In these cases, a child will often express his discomfort by rejecting everything. He may express some forms of resistance (by crying, sulking or forbidding his sibling to go out) and later express anger or sadness if the sibling ignores him.

Still being confronted to his sibling's desire to leave for a while (because he wants to play alone or with friends of his age, do something with his parents) is an enriching learning experience for a younger child. In addition to being given the opportunity to discover his inner resources (by playing alone or with a friend), he will also learn to respect others' need for privacy.

Tips for Parents

How can you help your child better accept being excluded from his sibling's activity?

  • Acknowledge your child's feelings
    Is your child's reaction related to a sense of frustration (because he would like to participate as well), sadness (because he thinks he might miss his sibling) or despair (because he is afraid of having nothing to do). The best way to know is to ask the question directly: "Is it because you're afraid of missing him or is it because you would like to go to the restaurant too?" You may also observe his reactions: is he angry: "It's not fair! Me too, I want to go!" or worried: "Will you be back before I go to bed?" Help your child understand his feelings. Stay calm and be tolerant even if you think he may be overreacting.

  • Help him understand his sibling's needs and desires
    Explain the reasons why he can't be with his sibling (for instance: "He wants to spend some time alone with his friends", "Sometimes, he likes to play alone", "Marc-André is going to see his father; you are not invited because Marc-André's father is not your father"). Tell him that his brother loves him very much and that it is not because his brother is disappointed in him that he is not included in his activity. If you are comfortable with the departure of your older child, your younger child will understand that it is important to respect the needs of others.
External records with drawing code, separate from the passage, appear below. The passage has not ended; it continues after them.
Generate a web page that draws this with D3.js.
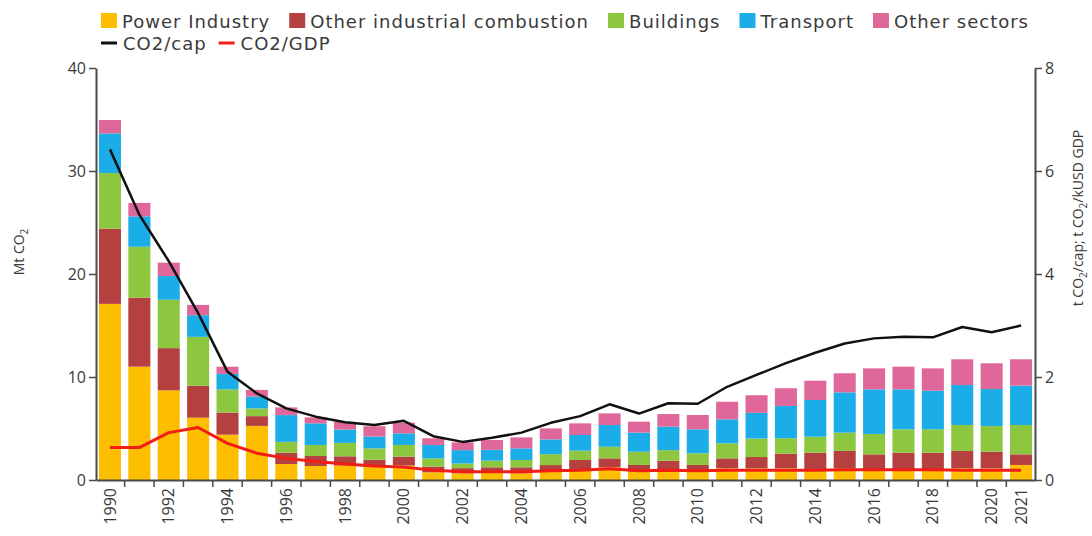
<!DOCTYPE html>
<html><head><meta charset="utf-8">
<script src="https://cdn.jsdelivr.net/npm/d3@7"></script>
<style>
body{margin:0;background:#fff}
svg{display:block}
text{font-family:"Open Sans","Noto Sans",sans-serif;fill:#3a3a3a}
</style>
</head><body><svg id="c" width="1092" height="536"></svg>
<script>
const years = [1990,1991,1992,1993,1994,1995,1996,1997,1998,1999,2000,2001,2002,2003,2004,2005,2006,2007,2008,2009,2010,2011,2012,2013,2014,2015,2016,2017,2018,2019,2020,2021];
const labelYears = [1990,1992,1994,1996,1998,2000,2002,2004,2006,2008,2010,2012,2014,2016,2018,2020,2021];
const seriesNames = ["Power Industry","Other industrial combustion","Buildings","Transport","Other sectors"];
const power = [17.1,11.0,8.7,6.05,4.4,5.25,1.55,1.36,1.4,1.27,1.4,0.75,0.65,0.7,0.65,0.8,0.9,1.23,0.81,0.97,0.8,1.13,1.13,1.13,1.04,1.13,0.97,1.04,1.04,1.13,1.13,1.46];
const otherInd = [7.3,6.7,4.1,3.1,2.15,0.95,1.1,0.97,0.9,0.7,0.87,0.55,0.5,0.53,0.58,0.65,1.04,0.87,0.65,0.9,0.66,0.97,1.1,1.43,1.61,1.69,1.52,1.61,1.61,1.69,1.62,1.03];
const buildings = [5.4,4.95,4.7,4.75,2.25,0.75,1.05,1.07,1.3,1.1,1.13,0.8,0.45,0.65,0.71,1.06,0.91,1.13,1.29,1.03,1.13,1.46,1.8,1.5,1.55,1.78,1.98,2.27,2.27,2.52,2.49,2.85];
const transport = [3.85,2.95,2.3,2.1,1.5,1.15,2.6,2.1,1.3,1.15,1.13,1.3,1.3,1.05,1.13,1.43,1.52,2.11,1.85,2.28,2.33,2.33,2.49,3.13,3.57,3.91,4.33,3.88,3.75,3.88,3.59,3.82];
const otherSectors = [1.3,1.3,1.3,1.0,0.7,0.65,0.75,0.58,0.75,1.0,1.05,0.65,0.75,0.95,1.07,1.07,1.13,1.13,1.06,1.22,1.39,1.71,1.71,1.72,1.87,1.85,2.04,2.2,2.17,2.5,2.5,2.56];
const co2cap = [6.42,5.15,4.25,3.24,2.1,1.68,1.39,1.23,1.12,1.07,1.15,0.85,0.74,0.82,0.92,1.11,1.24,1.47,1.29,1.49,1.48,1.81,2.04,2.27,2.47,2.65,2.75,2.78,2.77,2.97,2.87,3.0];
const co2gdp = [0.63,0.63,0.92,1.02,0.71,0.52,0.42,0.36,0.31,0.27,0.25,0.19,0.16,0.16,0.16,0.18,0.19,0.22,0.18,0.19,0.18,0.19,0.19,0.19,0.19,0.2,0.2,0.2,0.2,0.19,0.19,0.19];
const leftTicks = [0,10,20,30,40];
const rightTicks = [0,2,4,6,8];

const colors = ["#FDBE00","#B4413F","#8DC63F","#1BADE8","#E0679A"];
const axisColor = "#4a4a4a";

const svg = d3.select("#c");
svg.append("rect").attr("width",1092).attr("height",536).attr("fill","#fff");

const L = 96, R = 1035, T = 68, B = 480;
const x = d3.scaleBand().domain(years).range([L, R]).paddingInner(0.25).paddingOuter(0.1);
const yL = d3.scaleLinear().domain([0,40]).range([B, T]);
const yR = d3.scaleLinear().domain([0,8]).range([B, T]);

// stacked data
const table = years.map((yr,i)=>({year:yr, s0:power[i], s1:otherInd[i], s2:buildings[i], s3:transport[i], s4:otherSectors[i]}));
const stack = d3.stack().keys(["s0","s1","s2","s3","s4"])(table);

svg.append("g").selectAll("g").data(stack).join("g")
  .attr("fill",(d,i)=>colors[i])
  .selectAll("rect").data(d=>d).join("rect")
  .attr("x",d=>x(d.data.year))
  .attr("width",x.bandwidth())
  .attr("y",d=>yL(d[1]))
  .attr("height",d=>yL(d[0])-yL(d[1]));

// lines
const line = d3.line().x((d,i)=>x(years[i])+x.bandwidth()/2).y(d=>yR(d));
svg.append("path").attr("d",line(co2gdp)).attr("fill","none").attr("stroke","#F01E14").attr("stroke-width",3).attr("stroke-linejoin","round");
svg.append("path").attr("d",line(co2cap)).attr("fill","none").attr("stroke","#111").attr("stroke-width",2.5).attr("stroke-linejoin","round");

// left axis
const gl = svg.append("g").attr("transform",`translate(${L},0)`)
  .call(d3.axisLeft(yL).tickValues(leftTicks).tickSize(7).tickSizeOuter(0).tickPadding(3));
// right axis
const gr = svg.append("g").attr("transform",`translate(${R},0)`)
  .call(d3.axisRight(yR).tickValues(rightTicks).tickSize(7).tickSizeOuter(0).tickPadding(3));
[gl,gr].forEach(g=>{
  g.select(".domain").attr("stroke",axisColor).attr("stroke-width",2);
  g.selectAll(".tick line").attr("stroke",axisColor).attr("stroke-width",1.5);
  g.selectAll(".tick text").attr("font-size",16).attr("fill","#444").style("font-family","'Open Sans',sans-serif");
});

// bottom axis
const gb = svg.append("g").attr("transform",`translate(0,${B})`)
  .call(d3.axisBottom(x).tickValues(labelYears).tickSize(0).tickSizeOuter(0));
gb.select(".domain").attr("stroke",axisColor).attr("stroke-width",2);
gb.selectAll(".tick text")
  .attr("font-size",16).attr("fill","#444").style("font-family","'Open Sans',sans-serif")
  .attr("transform","rotate(-90)").attr("text-anchor","end")
  .attr("x",-8).attr("y",0).attr("dy","0.35em");
// boundary ticks between years
const halfGap = x.step()*x.paddingInner()/2;
svg.append("g").selectAll("line").data(years.slice(1)).join("line")
  .attr("x1",d=>x(d)-halfGap).attr("x2",d=>x(d)-halfGap)
  .attr("y1",B).attr("y2",B+7)
  .attr("stroke",axisColor).attr("stroke-width",1.5);

// axis titles
const lt = svg.append("text").attr("transform","translate(24,252) rotate(-90)").attr("text-anchor","middle").attr("font-size",14);
lt.append("tspan").text("Mt CO");
lt.append("tspan").text("2").attr("font-size",10).attr("dy",4);

const rt = svg.append("text").attr("transform","translate(1083,218) rotate(-90)").attr("text-anchor","middle").attr("font-size",14);
rt.append("tspan").text("t CO");
rt.append("tspan").text("2").attr("font-size",10).attr("dy",4);
rt.append("tspan").text("/cap; t CO").attr("dy",-4);
rt.append("tspan").text("2").attr("font-size",10).attr("dy",4);
rt.append("tspan").text("/kUSD GDP").attr("dy",-4);

// legend row 1: items spread between x=101 and x=1029
const leg = svg.append("g");
const items = seriesNames.map((n,i)=>{
  const g = leg.append("g");
  g.append("rect").attr("x",0).attr("y",13).attr("width",16).attr("height",15).attr("fill",colors[i]);
  const t = g.append("text").attr("x",21).attr("y",28).attr("font-size",18)
    .style("font-family","'DejaVu Sans',sans-serif").style("letter-spacing","1px").attr("fill","#333").text(n);
  return {g, w: 21 + t.node().getComputedTextLength()};
});
const legStart = 101, legEnd = 1029;
const totalW = d3.sum(items, d=>d.w);
const gap = Math.max(10, (legEnd - legStart - totalW) / (items.length - 1));
let cx = legStart;
items.forEach(it=>{ it.g.attr("transform",`translate(${cx},0)`); cx += it.w + gap; });

// legend row 2
const lineLeg = [["CO2/cap","#111"],["CO2/GDP","#F01E14"]];
let lx = 101;
lineLeg.forEach(([n,c])=>{
  leg.append("line").attr("x1",lx).attr("x2",lx+16).attr("y1",43).attr("y2",43).attr("stroke",c).attr("stroke-width",3);
  const t = leg.append("text").attr("x",lx+22).attr("y",50).attr("font-size",18)
    .style("font-family","'DejaVu Sans',sans-serif").style("letter-spacing","1px").attr("fill","#333").text(n);
  lx += 22 + t.node().getComputedTextLength() + 12;
});
</script>
</body></html>
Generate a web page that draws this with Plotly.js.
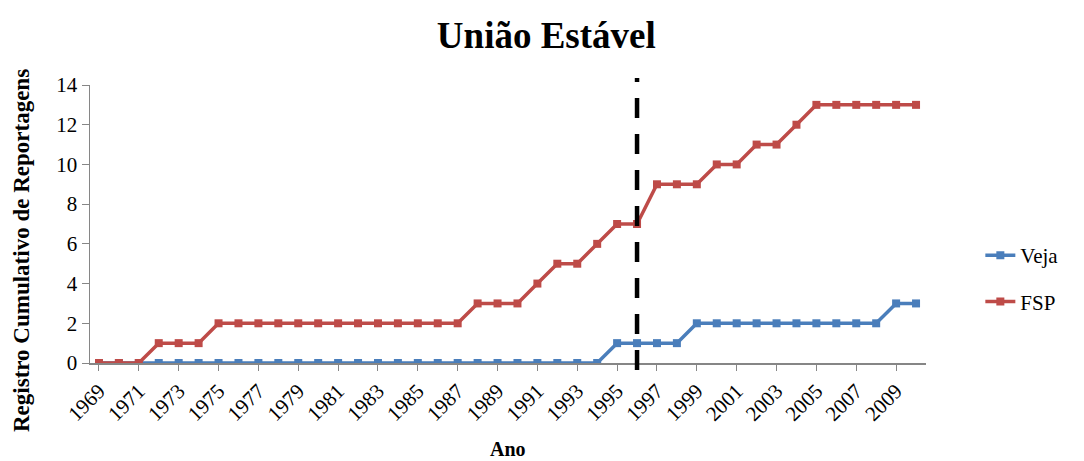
<!DOCTYPE html>
<html>
<head>
<meta charset="utf-8">
<script src="https://cdn.plot.ly/plotly-3.0.1.min.js"></script>
<style>html,body{margin:0;padding:0;background:#fff;}#chart{width:1084px;height:461px;}</style>
</head>
<body>
<div id="chart"></div>
<script>
const years = [];
for (let y = 1969; y <= 2010; y++) years.push(y);
const veja = [0,0,0,0,0,0,0,0,0,0,0,0,0,0,0,0,0,0,0,0,0,0,0,0,0,0,1,1,1,1,2,2,2,2,2,2,2,2,2,2,3,3];
const fsp  = [0,0,0,1,1,1,2,2,2,2,2,2,2,2,2,2,2,2,2,3,3,3,4,5,5,6,7,7,9,9,9,10,10,11,11,12,13,13,13,13,13,13];
const tickYears = [1969,1971,1973,1975,1977,1979,1981,1983,1985,1987,1989,1991,1993,1995,1997,1999,2001,2003,2005,2007,2009];
const markerYear = 1996;

const font = 'Liberation Serif, serif';
const traces = [
  {x: years, y: veja, name: 'Veja', type: 'scatter', mode: 'lines+markers',
   line: {color: '#4A7EBB', width: 3.5}, marker: {symbol: 'square', size: 8, color: '#4A7EBB'}, legendgroup: 'a'},
  {x: years, y: fsp, name: 'FSP', type: 'scatter', mode: 'lines+markers',
   line: {color: '#BE4B48', width: 3.5}, marker: {symbol: 'square', size: 8, color: '#BE4B48'}, legendgroup: 'b'}
];
const layout = {
  width: 1084, height: 461,
  margin: {l: 90, r: 158, t: 85, b: 98},
  paper_bgcolor: '#fff', plot_bgcolor: '#fff',
  font: {family: font, size: 21, color: '#000'},
  title: {text: '<b>União Estável</b>', font: {family: font, size: 37, color: '#000'}, x: 0.504, xanchor: 'center', y: 0.925, yanchor: 'middle'},
  xaxis: {
    range: [1968.55, 2010.5], tickmode: 'array', tickvals: tickYears, ticktext: tickYears.map(String),
    tickangle: -45, showgrid: false, zeroline: false, showline: true, linecolor: '#868686', linewidth: 1.5,
    ticks: 'outside', ticklen: 6, tickcolor: '#868686',
    tickfont: {family: font, size: 21, color: '#000'}
  },
  yaxis: {
    range: [0, 14], dtick: 2, showgrid: false, zeroline: false, showline: true, linecolor: '#868686', linewidth: 1.5,
    ticks: 'outside', ticklen: 7, tickcolor: '#868686',
    tickfont: {family: font, size: 21, color: '#000'}
  },
  annotations: [
    {text: '<b>Registro Cumulativo de Reportagens</b>', xref: 'paper', yref: 'paper',
     x: -0.0813, y: 0.403, xanchor: 'center', yanchor: 'middle', textangle: -90, showarrow: false,
     font: {family: font, size: 23, color: '#000'}},
    {text: '<b>Ano</b>', xref: 'paper', yref: 'paper',
     x: 0.5, y: -0.31, xanchor: 'center', yanchor: 'middle', showarrow: false,
     font: {family: font, size: 20, color: '#000'}}
  ],
  shapes: [{type: 'line', xref: 'x', yref: 'paper', x0: markerYear, x1: markerYear, y0: -0.025, y1: 1.025,
            line: {color: '#000', width: 4.5, dash: '20px,16px'}}],
  legend: {x: 1.065, y: 0.46, xanchor: 'left', yanchor: 'top', traceorder: 'grouped', tracegroupgap: 16,
           font: {family: font, size: 21, color: '#000'}, bgcolor: 'rgba(0,0,0,0)'},
  showlegend: true
};
function fixFonts() {
  document.querySelectorAll('.xtick text, .ytick text, .legendtext').forEach(t => {
    t.style.setProperty('font-family', '"Liberation Serif", serif', 'important');
    t.style.setProperty('font-size', '21px', 'important');
  });
}
const gd = document.getElementById('chart');
Plotly.newPlot(gd, traces, layout, {displayModeBar: false, staticPlot: true}).then(() => {
  fixFonts();
  requestAnimationFrame(fixFonts);
});
</script>
</body>
</html>
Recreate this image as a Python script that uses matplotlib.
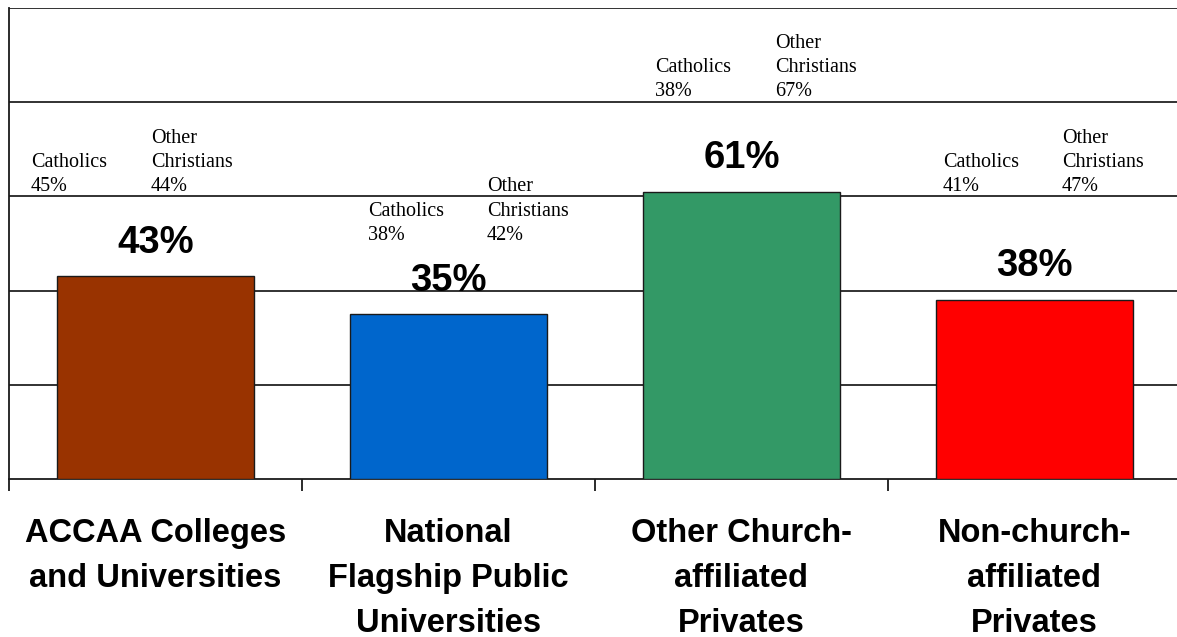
import matplotlib.pyplot as plt
import numpy as np

categories = [
    "ACCAA Colleges\nand Universities",
    "National\nFlagship Public\nUniversities",
    "Other Church-\naffiliated\nPrivates",
    "Non-church-\naffiliated\nPrivates",
]
overall = [43, 35, 61, 38]
catholics = [45, 38, 38, 41]
other_christians = [44, 42, 67, 47]
bar_colors = ["#993300", "#0066CC", "#339966", "#FF0000"]

# where each pair of sub-labels sits (x of left edge, y of bottom line)
note_x = [(-0.425, -0.015), (0.725, 1.131), (1.705, 2.114), (2.688, 3.094)]
note_y = [60.0, 49.7, 80.2, 60.0]

W, H = 1177, 637
fig = plt.figure(figsize=(W / 100, H / 100), dpi=100)
ax = fig.add_axes([9 / W, (H - 479) / H, 1172 / W, 471 / H])

x = np.arange(len(categories))
ax.set_xlim(-0.5, 3.5)
ax.set_ylim(0, 100)

ax.set_yticks([20, 40, 60, 80, 100])
ax.yaxis.grid(True, color="#222222", linewidth=1.3)
ax.set_axisbelow(True)
ax.tick_params(axis="y", length=0, labelleft=False)

bars = ax.bar(x, overall, width=0.67, color=bar_colors,
              edgecolor="#1a1a1a", linewidth=1.0, zorder=3)

for rect, v in zip(bars, overall):
    ax.annotate(f"{v}%", (rect.get_x() + rect.get_width() / 2, v),
                xytext=(0, 17), textcoords="offset points",
                ha="center", va="baseline", fontsize=27.5,
                fontweight="bold", family="Liberation Sans", zorder=4)

for i in range(len(categories)):
    ax.text(note_x[i][0], note_y[i], f"Catholics\n{catholics[i]}%",
            ha="left", va="bottom", fontsize=14.5, family="Liberation Serif",
            linespacing=1.38, zorder=4)
    ax.text(note_x[i][1], note_y[i], f"Other\nChristians\n{other_christians[i]}%",
            ha="left", va="bottom", fontsize=14.5, family="Liberation Serif",
            linespacing=1.38, zorder=4)

# boundary ticks between categories, names centred underneath
ax.set_xticks([-0.5, 0.5, 1.5, 2.5])
ax.set_xticklabels([])
ax.tick_params(axis="x", which="major", direction="out", length=8.5,
               width=1.3, color="#1a1a1a")
ax.set_xticks(x, minor=True)
ax.set_xticklabels(categories, minor=True, fontsize=23.5, fontweight="bold",
                   family="Liberation Sans", linespacing=1.6)
ax.tick_params(axis="x", which="minor", length=0, pad=27.8)

for side in ["top", "right"]:
    ax.spines[side].set_visible(False)
ax.spines["left"].set_color("#1a1a1a")
ax.spines["left"].set_linewidth(1.3)
ax.spines["bottom"].set_color("#1a1a1a")
ax.spines["bottom"].set_linewidth(1.3)

fig.savefig("out.png", dpi=100)
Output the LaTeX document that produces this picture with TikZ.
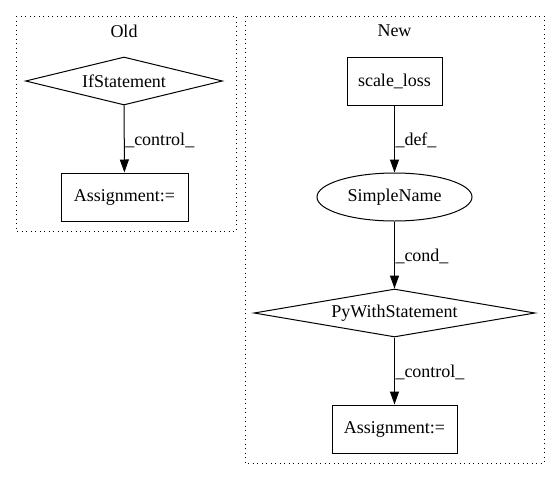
\documentclass[tikz,border=0pt]{standalone}
\usepackage{fontspec}
\setmainfont{Liberation Serif}
\usetikzlibrary{shapes.geometric,arrows.meta}
\begin{document}
\begin{tikzpicture}[x=1pt,y=-1pt,
  every node/.style={font=\fontsize{18}{20}\selectfont, inner sep=0pt},
  cluster/.style={draw, line width=1pt, dash pattern=on 1pt off 3.5pt},
  boxnode/.style={draw, line width=1pt, rectangle, minimum height=48pt},
  diam/.style={draw, line width=1pt, diamond, aspect=4.1, minimum height=48pt},
  ell/.style={draw, line width=1pt, ellipse, minimum height=48pt},
  edge/.style={draw, line width=1pt, -{Triangle[length=13pt,width=9pt]}},
  elabel/.style={anchor=west, inner sep=0.5pt}
]
\useasboundingbox (0,0) rectangle (560,480);
% clusters
\draw[cluster] (16,16) rectangle (236,231);
\node (oldlbl) at (124,31) {Old};
\draw[cluster] (245,16) rectangle (544,463);
\node (newlbl) at (394.5,31) {New};
% Old
\node[diam, minimum width=197pt] (if) at (124,81) {IfStatement};
\node[boxnode, minimum width=127pt] (oa) at (124.5,197) {Assignment:=};
\draw[edge] (if) -- (oa) node[elabel, pos=0.52] {\_control\_};
% New
\node[boxnode, minimum width=95pt] (sl) at (394.5,81) {scale\_loss};
\node[ell, minimum width=155pt] (sn) at (394.5,197) {SimpleName};
\node[diam, minimum width=281pt] (pw) at (394.5,313) {PyWithStatement};
\node[boxnode, minimum width=125pt] (na) at (394.5,429) {Assignment:=};
\draw[edge] (sl) -- (sn) node[elabel, pos=0.52] {\_def\_};
\draw[edge] (sn) -- (pw) node[elabel, pos=0.52] {\_cond\_};
\draw[edge] (pw) -- (na) node[elabel, pos=0.52] {\_control\_};
\end{tikzpicture}
\end{document}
  • Encourage your child to keep busy while your older sibling is away
    Help your child adapt to the situation by helping him find a fun activity to do while his sibling is away. Try not to organize an activity to solve the problem. It is important for your child to find his own activity, to figure out what he feels like doing so he can learn how to handle these situations. You can help him by reminding him of the activities he likes and by offering to play with him if you can. When your older sibling is back, invite your younger child to tell everyone (at dinner time for instance) all the things he did while his sibling was away.

  • Avoid creating sibling rivalry
    Although it may be important to be equally fair to all your children, it is not recommended to count the number of rewards that are granted to each or to give the same reward to all. For instance, try not to remind your child that the last activity you did was for him and now is the turn of his older brother. By doing so, you actually encourage them to make comparisons to ensure that both activities are equal. But of course, they won't! The best way to be fair is to make sure that each of your children feels that he or she receives his or her fair share of rewards from time to time: "What would you like to do?", and fill these needs according to your means (for instance: "We can go skating but I can't offer you this toy; it is too expensive").

  • Help your child see the benefits of being left alone
    Help your child be aware of all the pleasures he can have while his older sibling is away (for instance: "Now you'll be able to watch your favorite TV program even though it airs at the same time as your sibling's", or "You'll be able to play videogames without being disturbed", etc.) Be available and turn this situation into a happy moment ("Since we're just the two of us, is there something we could do together?") By being available to him, you clearly show him that a situation that might have looked annoying may actually be quite fun by adding a touch of creativity.